**DIRECTION:**
Faithfully return all lines, omitting every embedded picture.

**PROVIDED ENTRIES:**
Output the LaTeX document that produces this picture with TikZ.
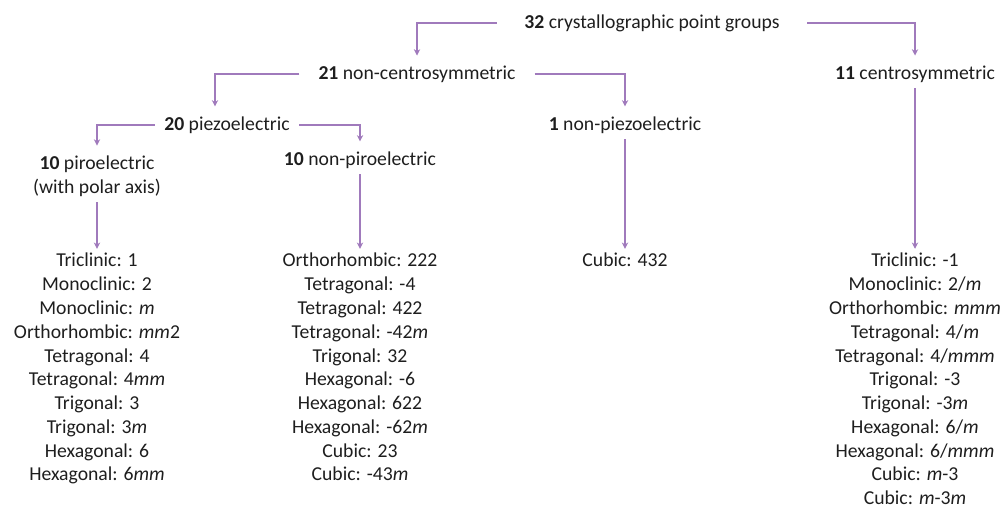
\documentclass[tikz,border=0pt]{standalone}
\usepackage{fontspec}
\setmainfont{Carlito}
\usetikzlibrary{arrows.meta}
\definecolor{linkpurple}{RGB}{160,122,188}
\definecolor{inktext}{RGB}{30,30,30}

\begin{document}
\begin{tikzpicture}[
  x=0.025cm, y=-0.025cm,
  font=\fontsize{14}{16.9}\selectfont, text=inktext,
  grp/.style={inner xsep=#1, inner ysep=4pt, align=center},
  grp/.default=0.45cm,
  lst/.style={anchor=north, inner sep=0pt, align=center},
  link/.style={draw=linkpurple, line width=1.3pt, shorten >=3pt,
               -{Stealth[length=4.5pt,width=4.5pt]}}
]
\useasboundingbox (0,0) rectangle (1005,511);

% headings
\node[grp=0.68cm] (all)  at (652,23)  {\textbf{32} crystallographic point groups};
\node[grp=0.47cm] (ncs)  at (417,74)  {\textbf{21} non-centrosymmetric};
\node[grp=0.47cm] (cs)   at (915,74)  {\textbf{11} centrosymmetric};
\node[grp=0.23cm] (pz)   at (227,125) {\textbf{20} piezoelectric};
\node[grp]        (npz)  at (625,125) {\textbf{1} non-piezoelectric};
\node[grp]        (pyr)  at (97,176)  {\textbf{10} piroelectric\\(with polar axis)};
\node[grp]        (npyr) at (360,160) {\textbf{10} non-piroelectric};

% point group lists
\node[lst] (pyrl) at (97,253) {Triclinic: 1\\Monoclinic: 2\\Monoclinic: \textit{m}\\
  Orthorhombic: \textit{mm}2\\Tetragonal: 4\\Tetragonal: 4\textit{mm}\\Trigonal: 3\\
  Trigonal: 3\textit{m}\\Hexagonal: 6\\Hexagonal: 6\textit{mm}};
\node[lst] (npyrl) at (360,253) {Orthorhombic: 222\\Tetragonal: -4\\Tetragonal: 422\\
  Tetragonal: -42\textit{m}\\Trigonal: 32\\Hexagonal: -6\\Hexagonal: 622\\
  Hexagonal: -62\textit{m}\\Cubic: 23\\Cubic: -43\textit{m}};
\node[lst] (npzl) at (625,253) {Cubic: 432};
\node[lst] (csl) at (915,253) {Triclinic: -1\\Monoclinic: 2/\textit{m}\\Orthorhombic: \textit{mmm}\\
  Tetragonal: 4/\textit{m}\\Tetragonal: 4/\textit{mmm}\\Trigonal: -3\\Trigonal: -3\textit{m}\\
  Hexagonal: 6/\textit{m}\\Hexagonal: 6/\textit{mmm}\\Cubic: \textit{m}-3\\Cubic: \textit{m}-3\textit{m}};

% brackets
\draw[link] (all.west) -| (ncs.north);
\draw[link] (all.east) -| (cs.north);
\draw[link] (ncs.west) -| ([xshift=-0.3cm]pz.north);
\draw[link] (ncs.east) -| (npz.north);
\draw[link] (pz.west) -| (pyr.north);
\draw[link] (pz.east) -| (npyr.north);

% down to the lists
\draw[link] (pyr.south) -- (pyrl.north);
\draw[link] (npyr.south) -- (npyrl.north);
\draw[link] (npz.south) -- (npzl.north);
\draw[link] (cs.south) -- (csl.north);
\end{tikzpicture}
\end{document}
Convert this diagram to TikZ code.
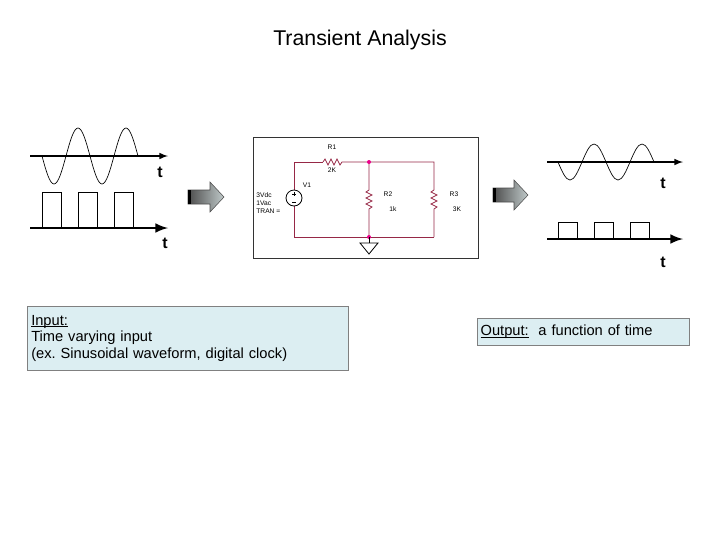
\documentclass[tikz,border=0pt]{standalone}
\usepackage{fontspec}
\setmainfont{Liberation Sans}
\frenchspacing

\definecolor{wire}{RGB}{150,40,70}
\definecolor{boxfill}{RGB}{220,238,242}

\newcommand\ulined[1]{\leavevmode\setbox0\hbox{#1}\rlap{\rule[-1.5pt]{\wd0}{0.5pt}}\box0}

\tikzset{
  axis/.style={line width=1.2pt, -latex},
  fataxis/.style={line width=2.2pt, -latex},
  wave/.style={line width=0.5pt},
  tlabel/.style={font=\bfseries\large},
  bigarrow/.style={draw=black!70, left color=black!70, right color=cyan!15!black!25},
  textbox/.style={draw=gray, fill=boxfill, align=left, font=\fontsize{11}{12.5}\selectfont, inner sep=2pt},
  res/.style={font=\fontsize{5}{6}\selectfont},
}

\begin{document}
\begin{tikzpicture}[x=0.75pt, y=-0.75pt]
\useasboundingbox (0,0) rectangle (720,540);
\node (title) at (360,40) {\fontsize{16}{18}\selectfont Transient Analysis};

% input signals
\draw [axis] (30,156) -- (168,156);
\draw [wave] (42,156) sin (54,184) cos (66,156) sin (78,128) cos (90,156) sin (102,184) cos (114,156) sin (126,128) cos (138,156);
\node [tlabel] (tin1) at (160,172) {t};
\draw [fataxis] (30,228) -- (168,228);
\foreach \x in {42,78,114}
  \draw [wave] (\x,228) -- (\x,192) -- ++(19,0) -- ++(0,36);
\node [tlabel] (tin2) at (165,243) {t};
\draw [bigarrow] (188,190) -- (210,190) -- (210,182) -- (224,197) -- (210,212) -- (210,204) -- (188,204) -- cycle;
\fill [black] (188,190) rectangle (191,204);

% circuit
\draw [line width=0.6pt, black!80] (253,137) rectangle (478,258);
\begin{scope}[wire, line width=0.6pt]
\draw (294,190) -- (294,162) -- (323,162);
\draw (323,162) -- ++(2,-3) -- ++(3,6) -- ++(3,-6) -- ++(3,6) -- ++(3,-6) -- ++(3,6) -- ++(2,-3) -- (434,162) -- (434,190);
\draw (434,190) -- ++(-3,2) -- ++(6,3) -- ++(-6,3) -- ++(6,3) -- ++(-6,3) -- ++(6,3) -- ++(-3,2) -- (434,237);
\draw (369,162) -- (369,190) -- ++(-3,2) -- ++(6,3) -- ++(-6,3) -- ++(6,3) -- ++(-6,3) -- ++(6,3) -- ++(-3,2) -- (369,237);
\draw (294,206) -- (294,237) -- (434,237);
\end{scope}
\draw [line width=0.6pt] (294,198) circle (6pt);
\draw [line width=0.4pt] (292,194) -- (296,194) (294,192) -- (294,196) (292,202) -- (296,202);
\fill [magenta] (369,162) circle (1.5pt) (369,237) circle (1.5pt);
\draw [line width=0.6pt] (369,237) -- (369,243);
\draw [line width=0.6pt, fill=white] (360,243) -- (378,243) -- (369,254) -- cycle;
\node [res] (r1) at (332,147) {R1};
\node [res] (r1v) at (332,170) {2K};
\node [res] (v1) at (307,185) {V1};
\node [res, align=left, anchor=east] (v1v) at (285,203) {3Vdc\\1Vac\\TRAN =};
\node [res] (r2) at (388,194) {R2};
\node [res] (r2v) at (393,209) {1k};
\node [res] (r3) at (454,194) {R3};
\node [res] (r3v) at (457,209) {3K};

% output signals
\draw [bigarrow] (493,188) -- (514,188) -- (514,180) -- (528,195) -- (514,210) -- (514,202) -- (493,202) -- cycle;
\fill [black] (493,188) rectangle (496,202);
\draw [axis] (547,162) -- (683,162);
\draw [wave] (558,162) sin (570,180) cos (582,162) sin (594,144) cos (606,162) sin (618,180) cos (630,162) sin (642,144) cos (654,162);
\node [tlabel] (tout1) at (663,183) {t};
\draw [fataxis] (547,239) -- (683,239);
\foreach \x in {558,594,630}
  \draw [wave] (\x,239) -- (\x,222) -- ++(19,0) -- ++(0,17);
\node [tlabel] (tout2) at (663,262) {t};

% text boxes
\node [textbox, anchor=north west, minimum width=241pt, minimum height=48pt, text width=235pt] (inbox) at (27,306)
  {\raggedright\ulined{Input:}\\Time varying input\\(ex. Sinusoidal waveform, digital clock)};
\node [textbox, anchor=north west, minimum width=159pt, minimum height=20pt, text width=154pt] (outbox) at (477,318)
  {\raggedright\ulined{Output:}\ \ a function of time};
\end{tikzpicture}
\end{document}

**EXPECTED ANSWER:**
Output the LaTeX document that produces this picture with TikZ.
\documentclass[tikz,border=0pt]{standalone}
\usepackage{fontspec}
\setmainfont{Carlito}
\usetikzlibrary{arrows.meta}
\definecolor{linkpurple}{RGB}{160,122,188}
\definecolor{inktext}{RGB}{30,30,30}

\begin{document}
\begin{tikzpicture}[
  x=0.025cm, y=-0.025cm,
  font=\fontsize{14}{16.9}\selectfont, text=inktext,
  grp/.style={inner xsep=#1, inner ysep=4pt, align=center},
  grp/.default=0.45cm,
  lst/.style={anchor=north, inner sep=0pt, align=center},
  link/.style={draw=linkpurple, line width=1.3pt, shorten >=3pt,
               -{Stealth[length=4.5pt,width=4.5pt]}}
]
\useasboundingbox (0,0) rectangle (1005,511);

% headings
\node[grp=0.68cm] (all)  at (652,23)  {\textbf{32} crystallographic point groups};
\node[grp=0.47cm] (ncs)  at (417,74)  {\textbf{21} non-centrosymmetric};
\node[grp=0.47cm] (cs)   at (915,74)  {\textbf{11} centrosymmetric};
\node[grp=0.23cm] (pz)   at (227,125) {\textbf{20} piezoelectric};
\node[grp]        (npz)  at (625,125) {\textbf{1} non-piezoelectric};
\node[grp]        (pyr)  at (97,176)  {\textbf{10} piroelectric\\(with polar axis)};
\node[grp]        (npyr) at (360,160) {\textbf{10} non-piroelectric};

% point group lists
\node[lst] (pyrl) at (97,253) {Triclinic: 1\\Monoclinic: 2\\Monoclinic: \textit{m}\\
  Orthorhombic: \textit{mm}2\\Tetragonal: 4\\Tetragonal: 4\textit{mm}\\Trigonal: 3\\
  Trigonal: 3\textit{m}\\Hexagonal: 6\\Hexagonal: 6\textit{mm}};
\node[lst] (npyrl) at (360,253) {Orthorhombic: 222\\Tetragonal: -4\\Tetragonal: 422\\
  Tetragonal: -42\textit{m}\\Trigonal: 32\\Hexagonal: -6\\Hexagonal: 622\\
  Hexagonal: -62\textit{m}\\Cubic: 23\\Cubic: -43\textit{m}};
\node[lst] (npzl) at (625,253) {Cubic: 432};
\node[lst] (csl) at (915,253) {Triclinic: -1\\Monoclinic: 2/\textit{m}\\Orthorhombic: \textit{mmm}\\
  Tetragonal: 4/\textit{m}\\Tetragonal: 4/\textit{mmm}\\Trigonal: -3\\Trigonal: -3\textit{m}\\
  Hexagonal: 6/\textit{m}\\Hexagonal: 6/\textit{mmm}\\Cubic: \textit{m}-3\\Cubic: \textit{m}-3\textit{m}};

% brackets
\draw[link] (all.west) -| (ncs.north);
\draw[link] (all.east) -| (cs.north);
\draw[link] (ncs.west) -| ([xshift=-0.3cm]pz.north);
\draw[link] (ncs.east) -| (npz.north);
\draw[link] (pz.west) -| (pyr.north);
\draw[link] (pz.east) -| (npyr.north);

% down to the lists
\draw[link] (pyr.south) -- (pyrl.north);
\draw[link] (npyr.south) -- (npyrl.north);
\draw[link] (npz.south) -- (npzl.north);
\draw[link] (cs.south) -- (csl.north);
\end{tikzpicture}
\end{document}
Convert this diagram to TikZ code.
\documentclass[tikz,border=0pt]{standalone}
\usepackage{fontspec}
\setmainfont{Liberation Sans}
\frenchspacing

\definecolor{wire}{RGB}{150,40,70}
\definecolor{boxfill}{RGB}{220,238,242}

\newcommand\ulined[1]{\leavevmode\setbox0\hbox{#1}\rlap{\rule[-1.5pt]{\wd0}{0.5pt}}\box0}

\tikzset{
  axis/.style={line width=1.2pt, -latex},
  fataxis/.style={line width=2.2pt, -latex},
  wave/.style={line width=0.5pt},
  tlabel/.style={font=\bfseries\large},
  bigarrow/.style={draw=black!70, left color=black!70, right color=cyan!15!black!25},
  textbox/.style={draw=gray, fill=boxfill, align=left, font=\fontsize{11}{12.5}\selectfont, inner sep=2pt},
  res/.style={font=\fontsize{5}{6}\selectfont},
}

\begin{document}
\begin{tikzpicture}[x=0.75pt, y=-0.75pt]
\useasboundingbox (0,0) rectangle (720,540);
\node (title) at (360,40) {\fontsize{16}{18}\selectfont Transient Analysis};

% input signals
\draw [axis] (30,156) -- (168,156);
\draw [wave] (42,156) sin (54,184) cos (66,156) sin (78,128) cos (90,156) sin (102,184) cos (114,156) sin (126,128) cos (138,156);
\node [tlabel] (tin1) at (160,172) {t};
\draw [fataxis] (30,228) -- (168,228);
\foreach \x in {42,78,114}
  \draw [wave] (\x,228) -- (\x,192) -- ++(19,0) -- ++(0,36);
\node [tlabel] (tin2) at (165,243) {t};
\draw [bigarrow] (188,190) -- (210,190) -- (210,182) -- (224,197) -- (210,212) -- (210,204) -- (188,204) -- cycle;
\fill [black] (188,190) rectangle (191,204);

% circuit
\draw [line width=0.6pt, black!80] (253,137) rectangle (478,258);
\begin{scope}[wire, line width=0.6pt]
\draw (294,190) -- (294,162) -- (323,162);
\draw (323,162) -- ++(2,-3) -- ++(3,6) -- ++(3,-6) -- ++(3,6) -- ++(3,-6) -- ++(3,6) -- ++(2,-3) -- (434,162) -- (434,190);
\draw (434,190) -- ++(-3,2) -- ++(6,3) -- ++(-6,3) -- ++(6,3) -- ++(-6,3) -- ++(6,3) -- ++(-3,2) -- (434,237);
\draw (369,162) -- (369,190) -- ++(-3,2) -- ++(6,3) -- ++(-6,3) -- ++(6,3) -- ++(-6,3) -- ++(6,3) -- ++(-3,2) -- (369,237);
\draw (294,206) -- (294,237) -- (434,237);
\end{scope}
\draw [line width=0.6pt] (294,198) circle (6pt);
\draw [line width=0.4pt] (292,194) -- (296,194) (294,192) -- (294,196) (292,202) -- (296,202);
\fill [magenta] (369,162) circle (1.5pt) (369,237) circle (1.5pt);
\draw [line width=0.6pt] (369,237) -- (369,243);
\draw [line width=0.6pt, fill=white] (360,243) -- (378,243) -- (369,254) -- cycle;
\node [res] (r1) at (332,147) {R1};
\node [res] (r1v) at (332,170) {2K};
\node [res] (v1) at (307,185) {V1};
\node [res, align=left, anchor=east] (v1v) at (285,203) {3Vdc\\1Vac\\TRAN =};
\node [res] (r2) at (388,194) {R2};
\node [res] (r2v) at (393,209) {1k};
\node [res] (r3) at (454,194) {R3};
\node [res] (r3v) at (457,209) {3K};

% output signals
\draw [bigarrow] (493,188) -- (514,188) -- (514,180) -- (528,195) -- (514,210) -- (514,202) -- (493,202) -- cycle;
\fill [black] (493,188) rectangle (496,202);
\draw [axis] (547,162) -- (683,162);
\draw [wave] (558,162) sin (570,180) cos (582,162) sin (594,144) cos (606,162) sin (618,180) cos (630,162) sin (642,144) cos (654,162);
\node [tlabel] (tout1) at (663,183) {t};
\draw [fataxis] (547,239) -- (683,239);
\foreach \x in {558,594,630}
  \draw [wave] (\x,239) -- (\x,222) -- ++(19,0) -- ++(0,17);
\node [tlabel] (tout2) at (663,262) {t};

% text boxes
\node [textbox, anchor=north west, minimum width=241pt, minimum height=48pt, text width=235pt] (inbox) at (27,306)
  {\raggedright\ulined{Input:}\\Time varying input\\(ex. Sinusoidal waveform, digital clock)};
\node [textbox, anchor=north west, minimum width=159pt, minimum height=20pt, text width=154pt] (outbox) at (477,318)
  {\raggedright\ulined{Output:}\ \ a function of time};
\end{tikzpicture}
\end{document}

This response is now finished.